### TASK MATERIAL
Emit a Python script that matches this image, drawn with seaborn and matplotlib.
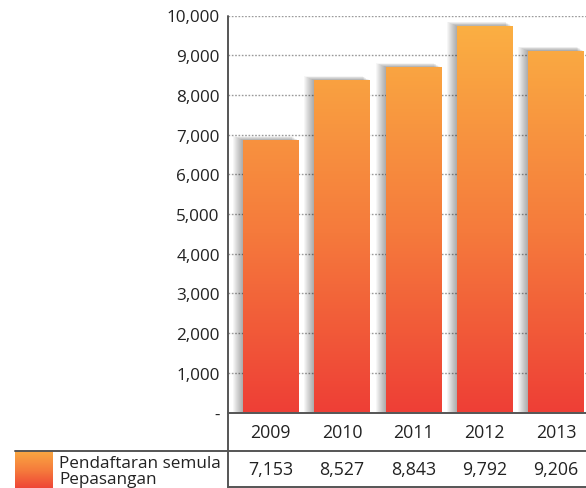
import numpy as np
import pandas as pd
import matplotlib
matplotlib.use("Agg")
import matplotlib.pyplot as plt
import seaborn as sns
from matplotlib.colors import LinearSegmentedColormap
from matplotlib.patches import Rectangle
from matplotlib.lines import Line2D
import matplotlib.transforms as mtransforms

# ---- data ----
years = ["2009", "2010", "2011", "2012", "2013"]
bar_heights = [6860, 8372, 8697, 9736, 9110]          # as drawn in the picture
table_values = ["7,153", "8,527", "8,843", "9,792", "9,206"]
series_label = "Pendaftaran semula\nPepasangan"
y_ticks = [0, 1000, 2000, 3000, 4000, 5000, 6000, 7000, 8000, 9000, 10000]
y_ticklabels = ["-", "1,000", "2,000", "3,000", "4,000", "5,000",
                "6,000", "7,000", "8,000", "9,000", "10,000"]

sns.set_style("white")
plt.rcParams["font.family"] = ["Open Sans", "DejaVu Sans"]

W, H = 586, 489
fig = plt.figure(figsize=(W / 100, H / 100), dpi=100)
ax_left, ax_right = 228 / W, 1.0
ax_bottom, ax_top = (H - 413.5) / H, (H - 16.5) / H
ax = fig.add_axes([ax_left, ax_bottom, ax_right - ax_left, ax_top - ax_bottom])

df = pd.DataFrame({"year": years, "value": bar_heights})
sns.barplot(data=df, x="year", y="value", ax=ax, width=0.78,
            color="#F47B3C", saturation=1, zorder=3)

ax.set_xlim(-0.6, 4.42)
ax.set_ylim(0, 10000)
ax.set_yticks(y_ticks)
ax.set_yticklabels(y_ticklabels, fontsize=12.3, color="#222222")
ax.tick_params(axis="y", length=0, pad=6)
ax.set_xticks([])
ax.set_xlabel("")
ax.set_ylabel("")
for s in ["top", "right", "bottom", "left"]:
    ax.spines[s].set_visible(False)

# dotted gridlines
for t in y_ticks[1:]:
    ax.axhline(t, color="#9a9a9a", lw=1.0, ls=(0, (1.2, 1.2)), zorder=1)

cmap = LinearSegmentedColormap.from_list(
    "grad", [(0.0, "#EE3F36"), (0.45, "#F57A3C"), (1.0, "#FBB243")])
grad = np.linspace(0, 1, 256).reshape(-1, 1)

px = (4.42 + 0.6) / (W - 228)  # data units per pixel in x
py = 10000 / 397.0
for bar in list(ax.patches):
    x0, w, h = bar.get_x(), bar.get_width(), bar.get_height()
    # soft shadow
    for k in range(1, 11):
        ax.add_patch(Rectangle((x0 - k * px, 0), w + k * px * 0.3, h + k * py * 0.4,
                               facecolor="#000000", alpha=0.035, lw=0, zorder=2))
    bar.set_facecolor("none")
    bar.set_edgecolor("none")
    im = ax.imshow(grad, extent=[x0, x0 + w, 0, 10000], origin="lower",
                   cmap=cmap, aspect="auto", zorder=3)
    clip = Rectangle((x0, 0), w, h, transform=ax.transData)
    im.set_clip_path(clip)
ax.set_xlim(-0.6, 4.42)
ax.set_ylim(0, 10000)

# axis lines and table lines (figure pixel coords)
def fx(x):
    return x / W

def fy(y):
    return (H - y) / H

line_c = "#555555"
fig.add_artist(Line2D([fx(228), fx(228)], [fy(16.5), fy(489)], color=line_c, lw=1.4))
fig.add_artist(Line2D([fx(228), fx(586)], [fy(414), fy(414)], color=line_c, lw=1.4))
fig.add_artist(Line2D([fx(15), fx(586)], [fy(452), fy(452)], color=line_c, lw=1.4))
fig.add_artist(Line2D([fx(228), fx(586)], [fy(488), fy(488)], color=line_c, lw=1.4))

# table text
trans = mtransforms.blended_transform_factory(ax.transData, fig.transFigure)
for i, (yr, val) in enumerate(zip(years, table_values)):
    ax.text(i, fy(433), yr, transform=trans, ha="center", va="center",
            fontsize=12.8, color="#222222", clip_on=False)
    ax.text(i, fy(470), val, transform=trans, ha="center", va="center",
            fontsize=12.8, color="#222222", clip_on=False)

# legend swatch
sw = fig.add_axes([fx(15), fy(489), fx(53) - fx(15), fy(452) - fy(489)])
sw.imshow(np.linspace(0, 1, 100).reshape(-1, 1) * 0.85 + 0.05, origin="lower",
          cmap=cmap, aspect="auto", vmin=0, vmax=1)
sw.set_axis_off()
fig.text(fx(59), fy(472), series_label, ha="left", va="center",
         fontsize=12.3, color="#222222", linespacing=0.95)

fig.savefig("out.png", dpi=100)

* * *

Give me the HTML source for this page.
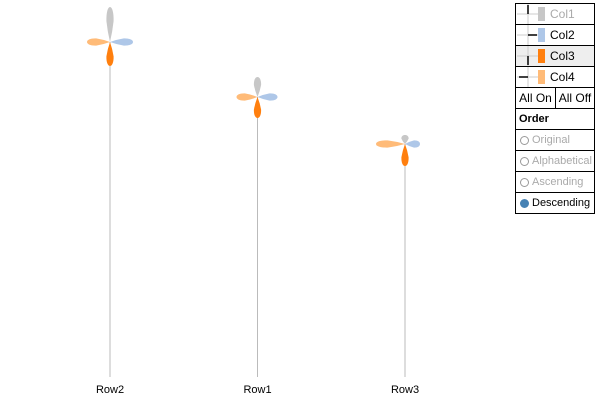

==

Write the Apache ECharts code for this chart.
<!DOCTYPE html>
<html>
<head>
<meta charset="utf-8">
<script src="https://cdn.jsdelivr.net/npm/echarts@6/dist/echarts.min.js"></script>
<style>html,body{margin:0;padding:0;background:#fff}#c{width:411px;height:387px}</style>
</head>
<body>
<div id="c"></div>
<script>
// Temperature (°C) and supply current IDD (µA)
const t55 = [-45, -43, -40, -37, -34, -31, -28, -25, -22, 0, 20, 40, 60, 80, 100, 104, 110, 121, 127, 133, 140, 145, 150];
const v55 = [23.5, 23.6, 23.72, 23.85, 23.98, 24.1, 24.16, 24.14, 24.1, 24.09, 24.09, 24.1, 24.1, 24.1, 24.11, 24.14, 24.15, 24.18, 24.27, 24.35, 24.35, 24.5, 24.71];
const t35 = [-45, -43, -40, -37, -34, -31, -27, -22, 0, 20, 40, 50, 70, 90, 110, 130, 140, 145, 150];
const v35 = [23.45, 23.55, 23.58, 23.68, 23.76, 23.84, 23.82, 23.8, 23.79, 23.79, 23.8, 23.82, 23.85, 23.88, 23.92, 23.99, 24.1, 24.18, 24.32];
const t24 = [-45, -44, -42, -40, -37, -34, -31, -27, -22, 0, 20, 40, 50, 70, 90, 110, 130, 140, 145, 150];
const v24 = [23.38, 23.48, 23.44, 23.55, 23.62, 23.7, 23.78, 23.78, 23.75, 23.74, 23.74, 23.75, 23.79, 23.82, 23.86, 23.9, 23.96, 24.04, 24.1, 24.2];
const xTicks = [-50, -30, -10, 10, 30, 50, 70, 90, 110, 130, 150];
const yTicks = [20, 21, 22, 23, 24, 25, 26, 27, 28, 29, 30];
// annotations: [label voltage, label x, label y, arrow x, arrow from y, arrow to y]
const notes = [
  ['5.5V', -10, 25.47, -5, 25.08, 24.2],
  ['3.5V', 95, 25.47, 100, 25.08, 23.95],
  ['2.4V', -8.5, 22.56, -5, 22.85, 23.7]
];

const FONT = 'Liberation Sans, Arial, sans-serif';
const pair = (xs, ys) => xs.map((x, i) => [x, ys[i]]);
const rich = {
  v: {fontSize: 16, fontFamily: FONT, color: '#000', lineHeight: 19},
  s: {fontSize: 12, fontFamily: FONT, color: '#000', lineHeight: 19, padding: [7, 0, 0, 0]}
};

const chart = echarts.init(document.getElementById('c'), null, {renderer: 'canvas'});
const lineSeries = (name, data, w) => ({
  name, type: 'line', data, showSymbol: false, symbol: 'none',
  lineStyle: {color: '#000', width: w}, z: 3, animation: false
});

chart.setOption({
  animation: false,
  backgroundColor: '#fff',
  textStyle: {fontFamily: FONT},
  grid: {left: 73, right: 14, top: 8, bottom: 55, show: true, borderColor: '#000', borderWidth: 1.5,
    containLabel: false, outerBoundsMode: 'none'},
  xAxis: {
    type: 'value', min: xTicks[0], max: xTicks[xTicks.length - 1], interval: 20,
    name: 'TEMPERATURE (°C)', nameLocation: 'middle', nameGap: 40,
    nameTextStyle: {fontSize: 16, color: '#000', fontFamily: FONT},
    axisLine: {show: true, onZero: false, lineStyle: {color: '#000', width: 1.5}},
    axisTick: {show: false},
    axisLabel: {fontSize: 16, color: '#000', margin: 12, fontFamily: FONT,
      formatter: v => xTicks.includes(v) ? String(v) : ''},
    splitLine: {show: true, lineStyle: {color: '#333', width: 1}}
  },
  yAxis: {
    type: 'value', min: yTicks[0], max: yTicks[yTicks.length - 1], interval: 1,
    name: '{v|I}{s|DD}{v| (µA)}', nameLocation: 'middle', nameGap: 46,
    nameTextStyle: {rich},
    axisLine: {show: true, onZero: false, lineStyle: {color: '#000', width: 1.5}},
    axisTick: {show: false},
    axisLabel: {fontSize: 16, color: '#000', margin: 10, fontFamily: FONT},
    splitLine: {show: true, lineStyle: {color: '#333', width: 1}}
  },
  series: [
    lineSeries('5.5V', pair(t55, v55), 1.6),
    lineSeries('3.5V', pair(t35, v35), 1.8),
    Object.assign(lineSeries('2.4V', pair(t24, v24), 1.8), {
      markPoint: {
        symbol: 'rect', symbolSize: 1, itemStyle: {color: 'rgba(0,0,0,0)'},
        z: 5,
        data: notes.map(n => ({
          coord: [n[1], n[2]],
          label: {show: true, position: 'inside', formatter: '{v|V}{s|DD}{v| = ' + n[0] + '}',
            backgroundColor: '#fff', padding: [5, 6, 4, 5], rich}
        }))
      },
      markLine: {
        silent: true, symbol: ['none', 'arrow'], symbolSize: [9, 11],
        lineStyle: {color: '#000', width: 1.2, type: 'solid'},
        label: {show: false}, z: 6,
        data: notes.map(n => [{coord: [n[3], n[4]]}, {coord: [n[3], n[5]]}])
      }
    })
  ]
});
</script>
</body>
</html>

### REQUIRED WORK
Copy out, exactly, every line from the one that contains "Emit a Python" through the one that contains "import matplotlib.transforms as mtransforms". Pictures stay out of the copy.

### CORRECT OUTPUT
Emit a Python script that matches this image, drawn with seaborn and matplotlib.
import numpy as np
import pandas as pd
import matplotlib
matplotlib.use("Agg")
import matplotlib.pyplot as plt
import seaborn as sns
from matplotlib.colors import LinearSegmentedColormap
from matplotlib.patches import Rectangle
from matplotlib.lines import Line2D
import matplotlib.transforms as mtransforms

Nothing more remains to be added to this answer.